I never knew how a Mississippi girl like Donna Tartt ended up transferring to Vermont’s Bennington College from Ole Miss, but this brief excerpt from Larry L. King’s forthcoming In Search of Willie Morris: The Mercurial Life of a Legendary Writer and Editor goes a long way toward explaining the move.
One day a young Ole Miss miss — Donna Tartt — having a drink in the Holiday Inn bar felt a hand on her shoulder and turned to see its owner who said, “My name is Willie Morris and I think you are a genius”; he based that opinion on several unpublished stories the young woman had written, which had been slipped to Willie by a faculty member.
Willie persuaded yet another writer [Morris was teaching creative writing at the university then] on the faculty, Barry Hannah, like Willie a native of Mississippi, to permit Miss Tartt, a small-town Mississippi girl, to enroll in his graduate student writing workshop, although she was only a freshman.

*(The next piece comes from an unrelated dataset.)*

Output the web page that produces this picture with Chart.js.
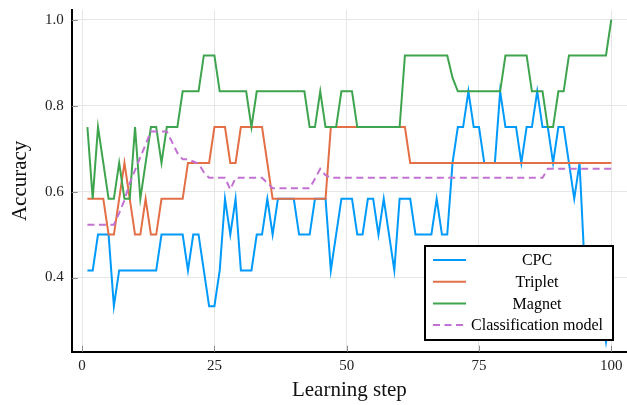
<!DOCTYPE html>
<html>
<head>
<meta charset="utf-8">
<script src="https://cdn.jsdelivr.net/npm/chart.js@4.4.1/dist/chart.umd.min.js"></script>
<style>
  html, body { margin: 0; padding: 0; background: #fff; }
  #wrap { width: 627px; height: 405px; }
</style>
</head>
<body>
<div id="wrap"><canvas id="accChart" width="627" height="405"></canvas></div>
<script>
// learning steps 1..100
const steps = Array.from({ length: 100 }, (_, i) => i + 1);

const cpc = [
  0.4167, 0.4167, 0.5, 0.5, 0.5, 0.3333, 0.4167, 0.4167, 0.4167, 0.4167,
  0.4167, 0.4167, 0.4167, 0.4167, 0.5, 0.5, 0.5, 0.5, 0.5, 0.4167,
  0.5, 0.5, 0.4167, 0.3333, 0.3333, 0.4167, 0.5833, 0.5, 0.5833, 0.4167,
  0.4167, 0.4167, 0.5, 0.5, 0.5833, 0.5, 0.5833, 0.5833, 0.5833, 0.5833,
  0.5, 0.5, 0.5, 0.5833, 0.5833, 0.5833, 0.4167, 0.5, 0.5833, 0.5833,
  0.5833, 0.5, 0.5, 0.5833, 0.5833, 0.5, 0.5833, 0.5, 0.4167, 0.5833,
  0.5833, 0.5833, 0.5, 0.5, 0.5, 0.5, 0.5833, 0.5, 0.5, 0.6667,
  0.75, 0.75, 0.8333, 0.75, 0.75, 0.6667, 0.6667, 0.6667, 0.8333, 0.75,
  0.75, 0.75, 0.6667, 0.75, 0.75, 0.8333, 0.75, 0.75, 0.6667, 0.75,
  0.75, 0.6667, 0.5833, 0.6667, 0.4167, 0.3333, 0.4167, 0.3333, 0.25, 0.3333
];

const triplet = [
  0.5833, 0.5833, 0.5833, 0.5833, 0.5, 0.5, 0.5833, 0.6667, 0.5833, 0.5,
  0.5, 0.5833, 0.5, 0.5, 0.5833, 0.5833, 0.5833, 0.5833, 0.5833, 0.6667,
  0.6667, 0.6667, 0.6667, 0.6667, 0.75, 0.75, 0.75, 0.6667, 0.6667, 0.75,
  0.75, 0.75, 0.75, 0.75, 0.6667, 0.5833, 0.5833, 0.5833, 0.5833, 0.5833,
  0.5833, 0.5833, 0.5833, 0.5833, 0.5833, 0.5833, 0.75, 0.75, 0.75, 0.75,
  0.75, 0.75, 0.75, 0.75, 0.75, 0.75, 0.75, 0.75, 0.75, 0.75,
  0.75, 0.6667, 0.6667, 0.6667, 0.6667, 0.6667, 0.6667, 0.6667, 0.6667, 0.6667,
  0.6667, 0.6667, 0.6667, 0.6667, 0.6667, 0.6667, 0.6667, 0.6667, 0.6667, 0.6667,
  0.6667, 0.6667, 0.6667, 0.6667, 0.6667, 0.6667, 0.6667, 0.6667, 0.6667, 0.6667,
  0.6667, 0.6667, 0.6667, 0.6667, 0.6667, 0.6667, 0.6667, 0.6667, 0.6667, 0.6667
];

const magnet = [
  0.75, 0.5833, 0.75, 0.6667, 0.5833, 0.5833, 0.6667, 0.5833, 0.5833, 0.75,
  0.5833, 0.6667, 0.75, 0.75, 0.6667, 0.75, 0.75, 0.75, 0.8333, 0.8333,
  0.8333, 0.8333, 0.9167, 0.9167, 0.9167, 0.8333, 0.8333, 0.8333, 0.8333, 0.8333,
  0.8333, 0.75, 0.8333, 0.8333, 0.8333, 0.8333, 0.8333, 0.8333, 0.8333, 0.8333,
  0.8333, 0.8333, 0.75, 0.75, 0.8333, 0.75, 0.75, 0.75, 0.8333, 0.8333,
  0.8333, 0.75, 0.75, 0.75, 0.75, 0.75, 0.75, 0.75, 0.75, 0.75,
  0.9167, 0.9167, 0.9167, 0.9167, 0.9167, 0.9167, 0.9167, 0.9167, 0.9167, 0.865,
  0.8333, 0.8333, 0.8333, 0.8333, 0.8333, 0.8333, 0.8333, 0.8333, 0.8333, 0.9167,
  0.9167, 0.9167, 0.9167, 0.9167, 0.8333, 0.8333, 0.8333, 0.75, 0.75, 0.8333,
  0.8333, 0.9167, 0.9167, 0.9167, 0.9167, 0.9167, 0.9167, 0.9167, 0.9167, 1.0
];

const classification = [
  0.523, 0.523, 0.523, 0.523, 0.523, 0.523, 0.55, 0.58, 0.62, 0.65,
  0.68, 0.71, 0.74, 0.74, 0.74, 0.74, 0.715, 0.69, 0.675, 0.675,
  0.67, 0.665, 0.645, 0.632, 0.632, 0.632, 0.632, 0.605, 0.632, 0.632,
  0.632, 0.632, 0.632, 0.632, 0.62, 0.608, 0.608, 0.608, 0.608, 0.608,
  0.608, 0.608, 0.608, 0.63, 0.653, 0.638, 0.632, 0.632, 0.632, 0.632,
  0.632, 0.632, 0.632, 0.632, 0.632, 0.632, 0.632, 0.632, 0.632, 0.632,
  0.632, 0.632, 0.632, 0.632, 0.632, 0.632, 0.632, 0.632, 0.632, 0.632,
  0.632, 0.632, 0.632, 0.632, 0.632, 0.632, 0.632, 0.632, 0.632, 0.632,
  0.632, 0.632, 0.632, 0.632, 0.632, 0.632, 0.632, 0.653, 0.653, 0.653,
  0.653, 0.653, 0.653, 0.653, 0.653, 0.653, 0.653, 0.653, 0.653, 0.653
];

const xTicks = [0, 25, 50, 75, 100];
const yTicks = [0.4, 0.6, 0.8, 1.0];

const serif = '"Liberation Serif", "DejaVu Serif", serif';

function series(label, values, color, order, dash) {
  return {
    label: label,
    data: values.map((v, i) => ({ x: steps[i], y: v })),
    borderColor: color,
    backgroundColor: color,
    borderWidth: 2,
    borderDash: dash || [],
    pointRadius: 0,
    tension: 0,
    fill: false,
    order: order
  };
}

// legend box inside the plot, bottom right
const boxLegend = {
  id: 'boxLegend',
  afterDatasetsDraw(chart) {
    const ctx = chart.ctx;
    const x0 = 425, y0 = 246, w = 188, h = 94;
    ctx.save();
    ctx.fillStyle = '#fff';
    ctx.fillRect(x0, y0, w, h);
    ctx.strokeStyle = '#000';
    ctx.lineWidth = 2;
    ctx.strokeRect(x0, y0, w, h);
    ctx.font = '16px ' + serif;
    ctx.textAlign = 'center';
    ctx.textBaseline = 'middle';
    chart.data.datasets.forEach((ds, i) => {
      const y = 260 + i * 21.7;
      ctx.strokeStyle = ds.borderColor;
      ctx.lineWidth = 2;
      ctx.setLineDash(ds.borderDash);
      ctx.beginPath();
      ctx.moveTo(433, y);
      ctx.lineTo(466, y);
      ctx.stroke();
      ctx.setLineDash([]);
      ctx.fillStyle = '#000';
      ctx.fillText(ds.label, 537, y + 1);
    });
    ctx.restore();
  }
};

// small inside tick marks like the original
const innerTicks = {
  id: 'innerTicks',
  afterDatasetsDraw(chart) {
    const ctx = chart.ctx;
    const a = chart.chartArea;
    const xs = chart.scales.x, ys = chart.scales.y;
    ctx.save();
    ctx.strokeStyle = '#8a8a8a';
    ctx.lineWidth = 1;
    ctx.beginPath();
    xTicks.forEach(t => {
      const px = Math.round(xs.getPixelForValue(t)) + 0.5;
      ctx.moveTo(px, a.bottom);
      ctx.lineTo(px, a.bottom - 6);
    });
    yTicks.forEach(t => {
      const py = Math.round(ys.getPixelForValue(t)) + 0.5;
      ctx.moveTo(a.left, py);
      ctx.lineTo(a.left + 6, py);
    });
    ctx.stroke();
    ctx.restore();
  }
};

new Chart(document.getElementById('accChart'), {
  type: 'line',
  data: {
    datasets: [
      series('CPC', cpc, '#009AFA', 4),
      series('Triplet', triplet, '#E36F47', 3),
      series('Magnet', magnet, '#3EA44E', 2),
      series('Classification model', classification, '#C371D2', 1, [7, 4.5])
    ]
  },
  options: {
    responsive: false,
    animation: false,
    layout: { padding: { top: 10, right: 0, left: 0, bottom: 0 } },
    plugins: {
      legend: { display: false },
      tooltip: { enabled: false }
    },
    scales: {
      x: {
        type: 'linear',
        min: -1.97,
        max: 102.97,
        afterBuildTicks: s => { s.ticks = xTicks.map(v => ({ value: v })); },
        afterFit: s => { s.height = 53.3; s.paddingLeft = 0; s.paddingRight = 0; },
        grid: { color: '#e6e6e6', lineWidth: 1, drawTicks: false },
        border: { color: '#000', width: 2 },
        ticks: {
          padding: 5,
          color: '#222',
          font: { family: serif, size: 15 },
          maxRotation: 0,
          callback: v => String(v)
        },
        title: {
          display: true,
          text: 'Learning step',
          color: '#111',
          font: { family: serif, size: 21 },
          padding: { top: 0, bottom: 2.4 }
        }
      },
      y: {
        min: 0.2275,
        max: 1.0225,
        afterBuildTicks: s => { s.ticks = yTicks.map(v => ({ value: v })); },
        afterFit: s => { s.width = 71.7; s.paddingTop = 0; s.paddingBottom = 0; },
        grid: { color: '#e6e6e6', lineWidth: 1, drawTicks: false },
        border: { color: '#000', width: 2 },
        ticks: {
          padding: 8,
          color: '#222',
          font: { family: serif, size: 15 },
          callback: v => v.toFixed(1)
        },
        title: {
          display: true,
          text: 'Accuracy',
          color: '#111',
          font: { family: serif, size: 21 },
          padding: { top: 7.5, bottom: 0 }
        }
      }
    }
  },
  plugins: [innerTicks, boxLegend]
});
</script>
</body>
</html>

The two writers convinced Tartt to transfer to a liberal arts college in New England — Bennington, in Vermont — so as to broaden her cultural, social, and geographic base….
“Willie became my best friend,” Donna Tartt later said. “The year I was at Ole Miss we drove all over the countryside, talking about writing and history and Mississippi. When I was going out on my first book tour with The Secret History, I was nervous and didn’t know what to expect. Willie Morris came to New Orleans and calmed me down.”